[FRIAM] Was: Abduction; Is Now: Dionysian and Apollonian Lives

lrudolph at meganet.net lrudolph at meganet.net
Wed Jan 2 16:13:47 EST 2019


I'm not sure what you're buying with your move to "continuous" rather than
(merely) "infinite-valued".  I mean, though your discretized values {0..n}
are integers, they are (in my small experience of many-valued logics,
which does not include any actually *working* with them as logics) merely
nominal labels--the order, and the arithmetic for that matter, are
irrelevant semantically: the flavors 1, 2, 3 of not-true aren't such that
2 is more not-true than 1 but less not-true than 3, and certainly aren't
such that 2 is exactly half-way from 1 to 3 in not-trueness.

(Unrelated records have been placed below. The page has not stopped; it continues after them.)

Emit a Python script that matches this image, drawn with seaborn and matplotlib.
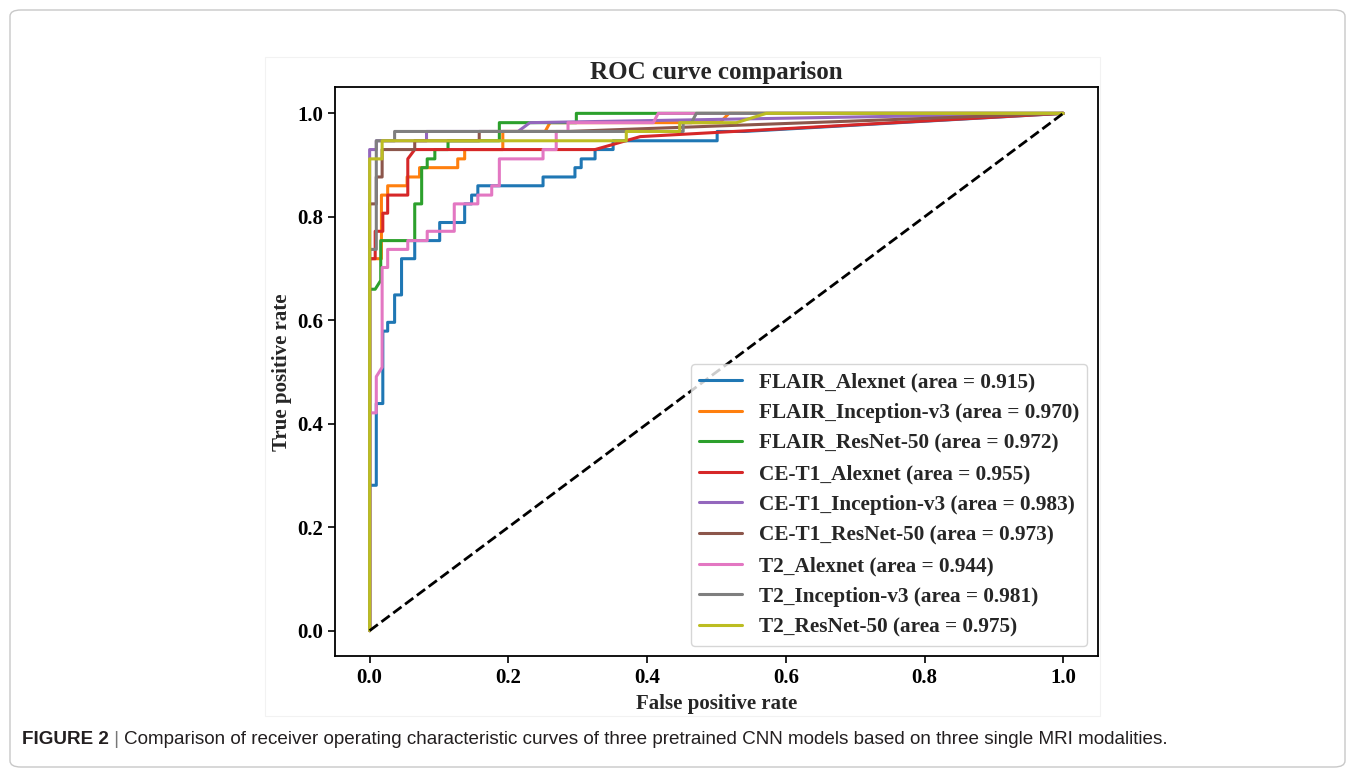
import matplotlib
matplotlib.use("Agg")
import matplotlib.pyplot as plt
import seaborn as sns
from matplotlib.patches import FancyBboxPatch, Rectangle

# ROC curve vertices (fpr, tpr)
flair_alexnet_fpr = [0, 0, 0.0096, 0.0096, 0.019, 0.019, 0.026, 0.026, 0.036, 0.036, 0.046, 0.046,
                     0.065, 0.065, 0.101, 0.101, 0.137, 0.137, 0.147, 0.147, 0.156, 0.156, 0.25, 0.25,
                     0.296, 0.296, 0.305, 0.305, 0.325, 0.325, 0.351, 0.351, 0.501, 0.501, 0.54, 1.0]
flair_alexnet_tpr = [0, 0.281, 0.281, 0.439, 0.439, 0.579, 0.579, 0.596, 0.596, 0.649, 0.649, 0.719,
                     0.719, 0.754, 0.754, 0.789, 0.789, 0.825, 0.825, 0.842, 0.842, 0.86, 0.86, 0.877,
                     0.877, 0.895, 0.895, 0.912, 0.912, 0.93, 0.93, 0.947, 0.947, 0.965, 0.965, 1.0]

flair_inception_fpr = [0, 0, 0.017, 0.017, 0.026, 0.026, 0.054, 0.054, 0.072, 0.072, 0.127, 0.127,
                       0.137, 0.137, 0.192, 0.192, 0.253, 0.26, 0.505, 0.518, 1.0]
flair_inception_tpr = [0, 0.719, 0.719, 0.842, 0.842, 0.86, 0.86, 0.877, 0.877, 0.895, 0.895, 0.912,
                       0.912, 0.93, 0.93, 0.965, 0.965, 0.982, 0.982, 1.0, 1.0]

flair_resnet_fpr = [0, 0, 0.008, 0.016, 0.016, 0.065, 0.065, 0.075, 0.075, 0.083, 0.083, 0.094,
                    0.094, 0.113, 0.113, 0.187, 0.187, 0.298, 0.298, 1.0]
flair_resnet_tpr = [0, 0.66, 0.66, 0.677, 0.754, 0.754, 0.825, 0.825, 0.895, 0.895, 0.912, 0.912,
                    0.93, 0.93, 0.947, 0.947, 0.982, 0.982, 1.0, 1.0]

cet1_alexnet_fpr = [0, 0, 0.008, 0.008, 0.019, 0.019, 0.026, 0.026, 0.055, 0.055, 0.065, 0.325, 0.39, 1.0]
cet1_alexnet_tpr = [0, 0.719, 0.719, 0.772, 0.772, 0.807, 0.807, 0.842, 0.842, 0.912, 0.93, 0.93, 0.955, 1.0]

cet1_inception_fpr = [0, 0, 0.0096, 0.0096, 0.082, 0.082, 0.214, 0.231, 1.0]
cet1_inception_tpr = [0, 0.93, 0.93, 0.947, 0.947, 0.965, 0.965, 0.982, 1.0]

cet1_resnet_fpr = [0, 0, 0.0096, 0.0096, 0.018, 0.018, 0.065, 0.065, 0.158, 0.158, 0.286, 1.0]
cet1_resnet_tpr = [0, 0.825, 0.825, 0.877, 0.877, 0.93, 0.93, 0.947, 0.947, 0.965, 0.965, 1.0]

t2_alexnet_fpr = [0, 0, 0.0096, 0.0096, 0.018, 0.018, 0.026, 0.026, 0.055, 0.055, 0.083, 0.083,
                  0.122, 0.122, 0.156, 0.156, 0.176, 0.176, 0.187, 0.187, 0.25, 0.25, 0.269, 0.269,
                  0.286, 0.286, 0.409, 0.416, 1.0]
t2_alexnet_tpr = [0, 0.421, 0.421, 0.491, 0.509, 0.702, 0.702, 0.737, 0.737, 0.754, 0.754, 0.772,
                  0.772, 0.825, 0.825, 0.842, 0.842, 0.86, 0.86, 0.912, 0.912, 0.93, 0.93, 0.965,
                  0.965, 0.982, 0.982, 1.0, 1.0]

t2_inception_fpr = [0, 0, 0.0096, 0.0096, 0.036, 0.036, 0.452, 0.452, 0.464, 0.471, 1.0]
t2_inception_tpr = [0, 0.737, 0.737, 0.947, 0.947, 0.965, 0.965, 0.982, 0.982, 1.0, 1.0]

t2_resnet_fpr = [0, 0, 0.018, 0.018, 0.37, 0.37, 0.447, 0.447, 0.529, 0.572, 1.0]
t2_resnet_tpr = [0, 0.912, 0.912, 0.947, 0.947, 0.965, 0.965, 0.982, 0.982, 1.0, 1.0]

model_names = ["FLAIR_Alexnet", "FLAIR_Inception-v3", "FLAIR_ResNet-50",
               "CE-T1_Alexnet", "CE-T1_Inception-v3", "CE-T1_ResNet-50",
               "T2_Alexnet", "T2_Inception-v3", "T2_ResNet-50"]
auc_values = [0.915, 0.970, 0.972, 0.955, 0.983, 0.973, 0.944, 0.981, 0.975]
curves = [(flair_alexnet_fpr, flair_alexnet_tpr), (flair_inception_fpr, flair_inception_tpr),
          (flair_resnet_fpr, flair_resnet_tpr), (cet1_alexnet_fpr, cet1_alexnet_tpr),
          (cet1_inception_fpr, cet1_inception_tpr), (cet1_resnet_fpr, cet1_resnet_tpr),
          (t2_alexnet_fpr, t2_alexnet_tpr), (t2_inception_fpr, t2_inception_tpr),
          (t2_resnet_fpr, t2_resnet_tpr)]
tick_values = [0.0, 0.2, 0.4, 0.6, 0.8, 1.0]

sns.set_style("ticks")
plt.rcParams["font.family"] = ["Liberation Serif", "DejaVu Serif"]
plt.rcParams["font.weight"] = "bold"
plt.rcParams["axes.labelweight"] = "bold"
plt.rcParams["axes.titleweight"] = "bold"
plt.rcParams["axes.edgecolor"] = "black"
plt.rcParams["xtick.color"] = "black"
plt.rcParams["ytick.color"] = "black"

fig = plt.figure(figsize=(13.55, 7.77), dpi=100)
ax = fig.add_axes([0.2472, 0.1551, 0.5631, 0.7323])

palette = sns.color_palette("tab10", 9)
for (fpr, tpr), name, auc, color in zip(curves, model_names, auc_values, palette):
    sns.lineplot(x=fpr, y=tpr, ax=ax, sort=False, estimator=None, color=color,
                 linewidth=2.2, label=f"{name} (area = {auc:.3f})")

ax.plot([0, 1], [0, 1], "k--", linewidth=2)

ax.set_xlim(-0.05, 1.05)
ax.set_ylim(-0.05, 1.05)
ax.set_xticks(tick_values)
ax.set_yticks(tick_values)
ax.set_xticklabels([f"{t:.1f}" for t in tick_values])
ax.set_yticklabels([f"{t:.1f}" for t in tick_values])
ax.tick_params(labelsize=15, width=1.2, length=5, colors="black")
for s in ax.spines.values():
    s.set_linewidth(1.3)
    s.set_color("black")

ax.set_xlabel("False positive rate", fontsize=15)
ax.set_ylabel("True positive rate", fontsize=15)
ax.set_title("ROC curve comparison", fontsize=18)
ax.legend(loc="lower right", prop={"weight": "bold", "size": 15.3})

# faint border of the embedded chart image and the outer caption box
fig.patches.append(Rectangle((265 / 1355, 1 - 716 / 777), (1100 - 265) / 1355, (716 - 57) / 777,
                             transform=fig.transFigure, fill=False, ec="#f2f2f2", lw=0.8))
fig.patches.append(FancyBboxPatch((10 / 1355, 10 / 777), 1335 / 1355, 757 / 777,
                                  boxstyle="round,pad=0,rounding_size=0.008",
                                  transform=fig.transFigure, fill=False, ec="#c8c8c8", lw=1.0))

cap = ["Liberation Sans", "DejaVu Sans"]
t1 = fig.text(22 / 1355, 1 - 740 / 777, "FIGURE 2", family=cap, fontweight="bold",
              fontsize=13.6, color="#231f20", va="center")
t2 = ax.annotate(" | ", xy=(1, 0), xycoords=t1, va="bottom", ha="left", family=cap,
                 fontweight="normal", fontsize=13.6, color="#777777", annotation_clip=False)
ax.annotate("Comparison of receiver operating characteristic curves of three pretrained CNN models "
            "based on three single MRI modalities.", xy=(1, 0), xycoords=t2, va="bottom",
            ha="left", family=cap, fontweight="normal", fontsize=13.6, color="#231f20",
            annotation_clip=False)

fig.savefig("out.png", dpi=100)
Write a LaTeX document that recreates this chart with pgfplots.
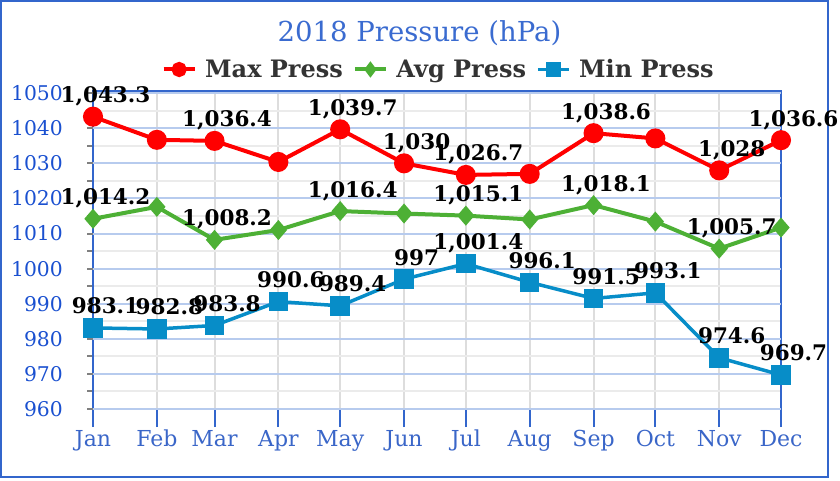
\documentclass[border=0pt]{standalone}
\usepackage{fontspec}
\setmainfont{DejaVu Serif}
\usepackage{pgfplots}
\pgfplotsset{compat=1.18}

\definecolor{frameblue}{HTML}{3366CC}
\definecolor{titleblue}{HTML}{3A6BD0}
\definecolor{ylabblue}{HTML}{1A50D0}
\definecolor{xlabblue}{HTML}{3A66C8}
\definecolor{majgrid}{HTML}{B7CBEE}
\definecolor{mingrid}{HTML}{EBEBEB}
\definecolor{vgrid}{HTML}{DDDDDD}
\definecolor{maxred}{HTML}{FF0000}
\definecolor{avggreen}{HTML}{4DB035}
\definecolor{minblue}{HTML}{078DC8}
\definecolor{legtext}{HTML}{333333}

\begin{document}
\begin{tikzpicture}[x=1pt,y=1pt]
\path[use as bounding box] (0,0) rectangle (840,480);
\draw[frameblue, line width=2pt] (1,3.5) rectangle (827.7,479);
\node[anchor=base, text=titleblue, font=\fontsize{27.5}{32}\selectfont, inner sep=0pt]
  at (419.5,438.3) {2018 Pressure (hPa)};
\begin{axis}[
  at={(93pt,71pt)}, anchor=south west,
  scale only axis, width=688pt, height=318.3pt,
  xmin=0, xmax=334, ymin=960, ymax=1050.7,
  clip=false,
  xtick={0,31,59,90,120,151,181,212,243,273,304,334},
  xticklabels={Jan,Feb,Mar,Apr,May,Jun,Jul,Aug,Sep,Oct,Nov,Dec},
  ytick={960,970,...,1050},
  minor ytick={965,975,...,1045},
  xtick pos=left, ytick pos=left,
  xmajorgrids, yminorgrids,
  major grid style={vgrid, line width=2pt},
  minor grid style={mingrid, line width=2pt},
  extra y ticks={960,970,...,1050},
  extra y tick labels={},
  extra y tick style={ymajorgrids=true, major grid style={majgrid, line width=2pt}},
  axis line style={frameblue, line width=2pt},
  tick align=outside,
  major tick length=18pt, minor tick length=6pt,
  xtick style={frameblue, line width=2pt},
  ytick style={gray, line width=2pt, /pgfplots/major tick length=6pt},
  xticklabel style={text=xlabblue, font=\fontsize{22}{26}\selectfont, anchor=base, inner sep=0pt, yshift=-19pt},
  yticklabel style={text=ylabblue, font=\fontsize{20.3}{24}\selectfont, anchor=east, inner sep=0pt, xshift=-12pt,
    /pgf/number format/1000 sep={}, /pgf/number format/assume math mode=true},
  nodes near coords,
  point meta=explicit symbolic,
  every node near coord/.append style={font=\bfseries\fontsize{21.5}{25}\selectfont, text=black,
    anchor=base, inner sep=0pt, xshift=12.5pt, yshift=14pt},
  legend columns=3,
  legend style={at={(0.0995,1.0666)}, anchor=west, draw=none, fill=none, inner sep=0pt,
    column sep=8.5pt, /tikz/every even column/.append style={column sep=10pt},
    font=\bfseries\fontsize{24}{28}\selectfont, text=legtext,
    nodes={inner sep=0pt}},
  legend image code/.code={\draw[mark repeat=2, mark phase=2, #1, mark options={scale=0.7}]
    plot coordinates {(0pt,0pt) (15.5pt,0pt) (31pt,0pt)};},
]
\addplot[maxred, line width=4pt, mark=*, mark size=8pt] coordinates {
  (0,1043.3) [1,043.3]
  (31,1036.7) []
  (59,1036.4) [1,036.4]
  (90,1030.4) []
  (120,1039.7) [1,039.7]
  (151,1030) [1,030]
  (181,1026.7) [1,026.7]
  (212,1027.0) []
  (243,1038.6) [1,038.6]
  (273,1037.1) []
  (304,1028) [1,028]
  (334,1036.6) [1,036.6]
};
\addlegendentry{Max Press}
\addplot[avggreen, line width=4pt, mark=diamond*, mark size=7pt, mark options={xscale=1.15}] coordinates {
  (0,1014.2) [1,014.2]
  (31,1017.6) []
  (59,1008.2) [1,008.2]
  (90,1011.0) []
  (120,1016.4) [1,016.4]
  (151,1015.7) []
  (181,1015.1) [1,015.1]
  (212,1014.0) []
  (243,1018.1) [1,018.1]
  (273,1013.4) []
  (304,1005.7) [1,005.7]
  (334,1011.7) []
};
\addlegendentry{Avg Press}
\addplot[minblue, line width=3.5pt, mark=square*, mark size=8pt] coordinates {
  (0,983.1) [983.1]
  (31,982.8) [982.8]
  (59,983.8) [983.8]
  (90,990.6) [990.6]
  (120,989.4) [989.4]
  (151,997) [997]
  (181,1001.4) [1,001.4]
  (212,996.1) [996.1]
  (243,991.5) [991.5]
  (273,993.1) [993.1]
  (304,974.6) [974.6]
  (334,969.7) [969.7]
};
\addlegendentry{Min Press}
\end{axis}
\end{tikzpicture}
\end{document}
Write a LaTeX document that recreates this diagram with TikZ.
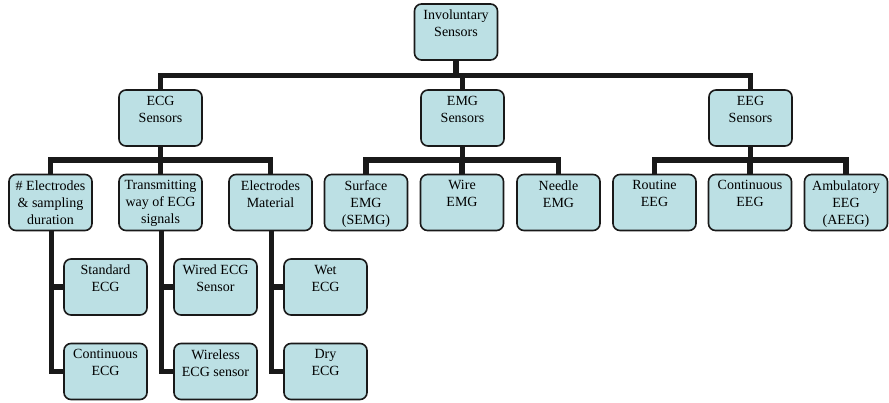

And, from another point of view, contrary to most people's "intuition" (as
formed by what turns out to be bad pedagogy, not anything in the
foundation of either physics or mathematics), "continuity" doesn't require
infinitude.  Way back in the early 1960 a couple of mathematicians
independently (Bob Stong was one of them, I forget the other) noticed that
all the algebraic topology that can be done with (finite) "simplicial
complexes" (e.g., polyhedra) in Euclidean space  (so, in particular, all
the algebraic topology of compact differentiable manifolds) can be
faithfully rephrased in terms of *finite* topological spaces (I mean,
literally finite: only finitely many points, where in particular a
one-element set does not have to be closed), if you don't insist that the
topology be Hausdorff (but do impose one very weak "separation property"
which I'm currently blanking on).  Much more recently, a pair of
Argentinians, J. Barmak & E. Minian, have published a series of papers
(all available at the arXiv) extending and clarifying that.  Logics with
*that* kind of a continuum of values has, I think, already be done (the
finite topological spaces in question can be reinterpreted as finite
posets / finite lattices / etc., and at least "lattice-valued logics" has
a familiar sound to me; but, again, I'm blanking on any details).


> Since one of my dead horses is artificial discretization, I've always
> wondered what it's like to work in many-valued logics.  So, proof by
> contradiction would change from [not-true => false] to [not-0 =>
> {1,2,..,n}], assuming a discretized set of values {0..n}.  But is there a
> continuous "many valued" logic, where any proposition can be evaluated to
> take on some sub-region of a continuous set?  So, proof by contradiction
> would become something like [not∈{-∞,0} => ∈{0+ε,∞}]?